» What the task asks: Print exactly those lines that run from the beginning of the data to the line bearing "plt.rcParams['font.family'] = ['Inter', 'DejaVu", inclusive.

» Data segment:
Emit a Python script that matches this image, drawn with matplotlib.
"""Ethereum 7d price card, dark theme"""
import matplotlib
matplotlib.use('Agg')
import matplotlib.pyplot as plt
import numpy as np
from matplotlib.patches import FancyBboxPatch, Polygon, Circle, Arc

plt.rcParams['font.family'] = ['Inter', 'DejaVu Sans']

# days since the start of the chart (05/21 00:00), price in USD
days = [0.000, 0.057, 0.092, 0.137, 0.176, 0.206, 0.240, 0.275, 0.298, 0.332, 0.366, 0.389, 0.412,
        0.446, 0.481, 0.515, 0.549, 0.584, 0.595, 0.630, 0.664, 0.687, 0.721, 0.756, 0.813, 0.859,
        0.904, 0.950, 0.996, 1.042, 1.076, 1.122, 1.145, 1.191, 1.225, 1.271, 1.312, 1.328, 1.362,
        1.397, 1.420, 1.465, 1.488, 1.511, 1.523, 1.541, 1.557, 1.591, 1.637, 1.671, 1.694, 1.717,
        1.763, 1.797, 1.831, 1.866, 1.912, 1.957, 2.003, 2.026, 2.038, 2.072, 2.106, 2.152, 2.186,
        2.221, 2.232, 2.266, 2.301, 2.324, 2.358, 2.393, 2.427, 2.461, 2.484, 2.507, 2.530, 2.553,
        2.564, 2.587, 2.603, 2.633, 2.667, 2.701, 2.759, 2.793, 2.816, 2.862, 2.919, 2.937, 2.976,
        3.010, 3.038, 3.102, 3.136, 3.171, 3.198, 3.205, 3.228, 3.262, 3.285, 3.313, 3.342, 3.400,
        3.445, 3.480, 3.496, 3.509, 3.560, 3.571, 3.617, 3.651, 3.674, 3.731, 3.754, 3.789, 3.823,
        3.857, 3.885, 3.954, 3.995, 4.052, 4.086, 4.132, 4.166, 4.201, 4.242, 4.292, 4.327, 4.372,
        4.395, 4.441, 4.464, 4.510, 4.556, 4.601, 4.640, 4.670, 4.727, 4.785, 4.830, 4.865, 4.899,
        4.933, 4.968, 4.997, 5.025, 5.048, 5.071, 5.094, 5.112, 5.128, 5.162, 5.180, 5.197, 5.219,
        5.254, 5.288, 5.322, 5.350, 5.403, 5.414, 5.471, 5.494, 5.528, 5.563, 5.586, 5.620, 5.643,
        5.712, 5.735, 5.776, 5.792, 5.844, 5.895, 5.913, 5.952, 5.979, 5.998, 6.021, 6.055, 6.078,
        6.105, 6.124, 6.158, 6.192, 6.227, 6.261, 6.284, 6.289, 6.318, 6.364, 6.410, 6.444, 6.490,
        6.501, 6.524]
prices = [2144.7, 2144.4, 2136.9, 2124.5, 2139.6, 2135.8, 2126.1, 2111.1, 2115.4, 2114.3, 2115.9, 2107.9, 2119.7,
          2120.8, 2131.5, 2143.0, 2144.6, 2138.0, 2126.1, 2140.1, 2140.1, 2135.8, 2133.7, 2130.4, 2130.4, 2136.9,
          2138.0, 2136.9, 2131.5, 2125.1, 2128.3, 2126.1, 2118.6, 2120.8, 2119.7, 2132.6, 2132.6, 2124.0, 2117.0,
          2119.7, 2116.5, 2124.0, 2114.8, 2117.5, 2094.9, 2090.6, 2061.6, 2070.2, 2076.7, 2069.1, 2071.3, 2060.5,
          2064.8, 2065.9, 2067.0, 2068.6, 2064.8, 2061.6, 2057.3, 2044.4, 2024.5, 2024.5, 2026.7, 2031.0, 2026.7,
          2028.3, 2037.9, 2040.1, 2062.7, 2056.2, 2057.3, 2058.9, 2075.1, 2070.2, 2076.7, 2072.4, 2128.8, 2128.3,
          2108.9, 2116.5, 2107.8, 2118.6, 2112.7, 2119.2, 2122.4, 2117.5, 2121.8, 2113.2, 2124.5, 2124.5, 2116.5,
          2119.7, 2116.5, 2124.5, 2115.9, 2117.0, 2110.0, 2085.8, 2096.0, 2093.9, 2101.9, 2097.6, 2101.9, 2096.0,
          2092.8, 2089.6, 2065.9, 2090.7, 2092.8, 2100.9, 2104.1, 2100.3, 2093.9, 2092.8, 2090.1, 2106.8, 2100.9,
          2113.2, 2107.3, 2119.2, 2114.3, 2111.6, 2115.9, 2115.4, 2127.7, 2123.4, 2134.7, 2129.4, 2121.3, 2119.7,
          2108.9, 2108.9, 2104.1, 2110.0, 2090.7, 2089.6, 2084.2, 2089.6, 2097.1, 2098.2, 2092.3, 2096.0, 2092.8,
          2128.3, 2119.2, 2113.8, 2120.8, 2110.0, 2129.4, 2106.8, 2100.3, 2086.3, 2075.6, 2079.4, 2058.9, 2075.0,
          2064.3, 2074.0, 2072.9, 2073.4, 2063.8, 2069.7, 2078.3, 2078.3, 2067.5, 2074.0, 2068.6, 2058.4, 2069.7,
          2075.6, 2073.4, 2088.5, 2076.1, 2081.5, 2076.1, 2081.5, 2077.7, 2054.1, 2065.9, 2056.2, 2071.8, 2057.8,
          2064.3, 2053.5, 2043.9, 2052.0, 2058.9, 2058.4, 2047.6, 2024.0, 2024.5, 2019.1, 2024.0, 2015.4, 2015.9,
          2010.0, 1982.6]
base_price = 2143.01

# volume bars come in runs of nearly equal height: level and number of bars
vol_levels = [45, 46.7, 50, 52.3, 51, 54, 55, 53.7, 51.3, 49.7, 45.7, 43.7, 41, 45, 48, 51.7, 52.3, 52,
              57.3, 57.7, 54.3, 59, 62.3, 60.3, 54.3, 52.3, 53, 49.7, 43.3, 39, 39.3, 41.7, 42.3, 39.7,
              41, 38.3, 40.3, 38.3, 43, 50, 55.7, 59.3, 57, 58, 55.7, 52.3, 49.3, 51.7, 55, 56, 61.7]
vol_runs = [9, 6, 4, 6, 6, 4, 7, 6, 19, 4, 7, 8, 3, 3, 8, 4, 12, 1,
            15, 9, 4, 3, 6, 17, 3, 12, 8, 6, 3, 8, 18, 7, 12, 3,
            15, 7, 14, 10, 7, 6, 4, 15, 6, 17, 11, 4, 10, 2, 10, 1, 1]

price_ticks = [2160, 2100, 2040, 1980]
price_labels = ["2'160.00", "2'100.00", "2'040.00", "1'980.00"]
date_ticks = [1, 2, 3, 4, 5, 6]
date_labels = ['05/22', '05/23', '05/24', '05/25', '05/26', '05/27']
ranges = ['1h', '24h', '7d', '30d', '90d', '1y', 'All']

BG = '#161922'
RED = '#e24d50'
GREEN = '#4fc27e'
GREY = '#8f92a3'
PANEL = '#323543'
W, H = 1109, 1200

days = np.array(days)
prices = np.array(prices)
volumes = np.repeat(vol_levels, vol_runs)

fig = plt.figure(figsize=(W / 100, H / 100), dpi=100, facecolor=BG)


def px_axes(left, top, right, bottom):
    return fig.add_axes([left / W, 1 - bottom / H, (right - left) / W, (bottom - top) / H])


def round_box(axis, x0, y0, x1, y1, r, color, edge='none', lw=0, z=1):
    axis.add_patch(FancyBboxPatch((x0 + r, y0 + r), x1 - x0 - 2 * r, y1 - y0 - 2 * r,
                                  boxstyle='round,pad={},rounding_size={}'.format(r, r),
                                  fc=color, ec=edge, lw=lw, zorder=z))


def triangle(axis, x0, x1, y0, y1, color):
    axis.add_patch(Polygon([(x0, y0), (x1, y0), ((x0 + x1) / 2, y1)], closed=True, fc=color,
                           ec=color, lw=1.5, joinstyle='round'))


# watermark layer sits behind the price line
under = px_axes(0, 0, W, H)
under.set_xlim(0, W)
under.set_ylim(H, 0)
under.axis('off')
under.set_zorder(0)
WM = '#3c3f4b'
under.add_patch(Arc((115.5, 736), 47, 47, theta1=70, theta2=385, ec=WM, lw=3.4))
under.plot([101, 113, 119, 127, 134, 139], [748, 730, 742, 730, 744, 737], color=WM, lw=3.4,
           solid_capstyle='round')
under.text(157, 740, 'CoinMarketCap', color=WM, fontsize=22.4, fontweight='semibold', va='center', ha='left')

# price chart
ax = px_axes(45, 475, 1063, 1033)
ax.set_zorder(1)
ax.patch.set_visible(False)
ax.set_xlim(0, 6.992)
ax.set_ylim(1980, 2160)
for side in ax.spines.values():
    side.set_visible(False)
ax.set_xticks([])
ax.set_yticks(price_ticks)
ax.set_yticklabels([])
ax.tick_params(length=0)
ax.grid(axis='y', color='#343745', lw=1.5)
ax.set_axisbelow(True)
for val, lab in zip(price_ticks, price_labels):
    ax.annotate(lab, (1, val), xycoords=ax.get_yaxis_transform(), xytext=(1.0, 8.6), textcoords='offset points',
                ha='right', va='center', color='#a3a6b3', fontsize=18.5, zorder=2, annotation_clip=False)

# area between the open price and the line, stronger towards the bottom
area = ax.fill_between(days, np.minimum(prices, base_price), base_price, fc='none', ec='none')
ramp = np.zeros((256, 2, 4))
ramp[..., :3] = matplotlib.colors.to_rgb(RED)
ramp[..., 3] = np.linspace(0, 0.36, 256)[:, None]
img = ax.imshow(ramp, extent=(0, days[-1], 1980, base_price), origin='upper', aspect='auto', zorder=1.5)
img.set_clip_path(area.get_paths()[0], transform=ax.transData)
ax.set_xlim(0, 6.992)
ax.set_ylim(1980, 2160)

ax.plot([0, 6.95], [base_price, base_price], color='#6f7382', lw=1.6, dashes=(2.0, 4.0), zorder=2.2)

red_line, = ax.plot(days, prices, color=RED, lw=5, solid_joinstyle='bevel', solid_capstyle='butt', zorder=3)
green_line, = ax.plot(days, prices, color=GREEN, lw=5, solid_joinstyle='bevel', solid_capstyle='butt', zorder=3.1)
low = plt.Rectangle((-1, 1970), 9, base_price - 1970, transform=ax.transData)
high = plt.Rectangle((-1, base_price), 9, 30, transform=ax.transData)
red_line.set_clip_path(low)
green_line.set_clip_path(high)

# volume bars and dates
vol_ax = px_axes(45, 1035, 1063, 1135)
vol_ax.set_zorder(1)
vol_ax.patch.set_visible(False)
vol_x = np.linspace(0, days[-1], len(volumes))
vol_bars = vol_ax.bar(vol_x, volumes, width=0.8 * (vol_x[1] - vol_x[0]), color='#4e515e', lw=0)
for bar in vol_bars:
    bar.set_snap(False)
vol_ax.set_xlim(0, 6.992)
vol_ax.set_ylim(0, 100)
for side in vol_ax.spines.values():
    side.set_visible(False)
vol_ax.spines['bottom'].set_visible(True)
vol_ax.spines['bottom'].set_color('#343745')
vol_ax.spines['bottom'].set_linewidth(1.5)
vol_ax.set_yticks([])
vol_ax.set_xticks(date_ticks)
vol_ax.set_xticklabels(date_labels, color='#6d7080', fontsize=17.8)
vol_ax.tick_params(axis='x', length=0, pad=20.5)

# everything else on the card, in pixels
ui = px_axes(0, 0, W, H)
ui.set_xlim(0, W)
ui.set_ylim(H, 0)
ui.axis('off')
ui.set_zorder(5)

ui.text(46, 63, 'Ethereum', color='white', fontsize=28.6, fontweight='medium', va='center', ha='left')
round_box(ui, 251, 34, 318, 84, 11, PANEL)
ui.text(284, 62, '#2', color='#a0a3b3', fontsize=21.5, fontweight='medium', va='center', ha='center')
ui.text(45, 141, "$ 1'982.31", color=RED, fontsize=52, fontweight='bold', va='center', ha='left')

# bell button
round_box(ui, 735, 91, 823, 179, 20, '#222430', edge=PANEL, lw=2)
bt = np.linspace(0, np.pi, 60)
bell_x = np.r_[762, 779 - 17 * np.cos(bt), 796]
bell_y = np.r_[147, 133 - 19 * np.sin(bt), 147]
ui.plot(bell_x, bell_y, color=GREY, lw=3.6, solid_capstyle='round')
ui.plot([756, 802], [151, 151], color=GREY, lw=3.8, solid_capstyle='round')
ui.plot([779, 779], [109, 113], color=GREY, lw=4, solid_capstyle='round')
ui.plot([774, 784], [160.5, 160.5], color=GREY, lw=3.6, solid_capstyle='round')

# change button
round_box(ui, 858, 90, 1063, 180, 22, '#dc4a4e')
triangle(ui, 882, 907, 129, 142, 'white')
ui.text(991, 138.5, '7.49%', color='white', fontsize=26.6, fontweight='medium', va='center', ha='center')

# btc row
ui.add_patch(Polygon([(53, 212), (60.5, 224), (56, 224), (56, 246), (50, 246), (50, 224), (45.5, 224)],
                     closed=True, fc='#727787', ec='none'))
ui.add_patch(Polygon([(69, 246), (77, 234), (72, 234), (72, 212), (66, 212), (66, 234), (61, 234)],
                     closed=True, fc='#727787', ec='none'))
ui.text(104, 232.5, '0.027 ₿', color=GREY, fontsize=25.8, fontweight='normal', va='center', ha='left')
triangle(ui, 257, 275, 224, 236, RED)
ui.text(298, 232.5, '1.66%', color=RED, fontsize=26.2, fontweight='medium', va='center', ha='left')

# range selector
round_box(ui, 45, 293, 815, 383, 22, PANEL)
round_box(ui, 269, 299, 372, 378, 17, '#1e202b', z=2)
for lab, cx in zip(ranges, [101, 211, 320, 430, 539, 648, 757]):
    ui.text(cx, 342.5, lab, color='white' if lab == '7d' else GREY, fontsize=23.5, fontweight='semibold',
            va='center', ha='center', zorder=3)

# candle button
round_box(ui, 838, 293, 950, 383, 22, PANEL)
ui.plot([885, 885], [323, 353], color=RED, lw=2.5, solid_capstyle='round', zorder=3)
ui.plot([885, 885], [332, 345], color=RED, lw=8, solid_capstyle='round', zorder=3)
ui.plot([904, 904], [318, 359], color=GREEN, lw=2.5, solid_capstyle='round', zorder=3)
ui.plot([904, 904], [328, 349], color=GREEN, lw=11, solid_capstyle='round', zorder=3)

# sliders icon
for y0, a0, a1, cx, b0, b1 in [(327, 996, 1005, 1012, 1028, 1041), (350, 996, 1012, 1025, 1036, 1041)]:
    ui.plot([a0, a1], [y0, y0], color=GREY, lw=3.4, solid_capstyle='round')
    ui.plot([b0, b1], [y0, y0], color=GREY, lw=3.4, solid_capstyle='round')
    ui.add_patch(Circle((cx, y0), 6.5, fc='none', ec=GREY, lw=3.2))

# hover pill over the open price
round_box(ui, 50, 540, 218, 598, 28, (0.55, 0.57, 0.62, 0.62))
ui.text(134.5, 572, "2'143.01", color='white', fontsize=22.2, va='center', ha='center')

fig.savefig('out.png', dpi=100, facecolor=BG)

» Solved exercise:
Emit a Python script that matches this image, drawn with matplotlib.
"""Ethereum 7d price card, dark theme"""
import matplotlib
matplotlib.use('Agg')
import matplotlib.pyplot as plt
import numpy as np
from matplotlib.patches import FancyBboxPatch, Polygon, Circle, Arc

plt.rcParams['font.family'] = ['Inter', 'DejaVu Sans']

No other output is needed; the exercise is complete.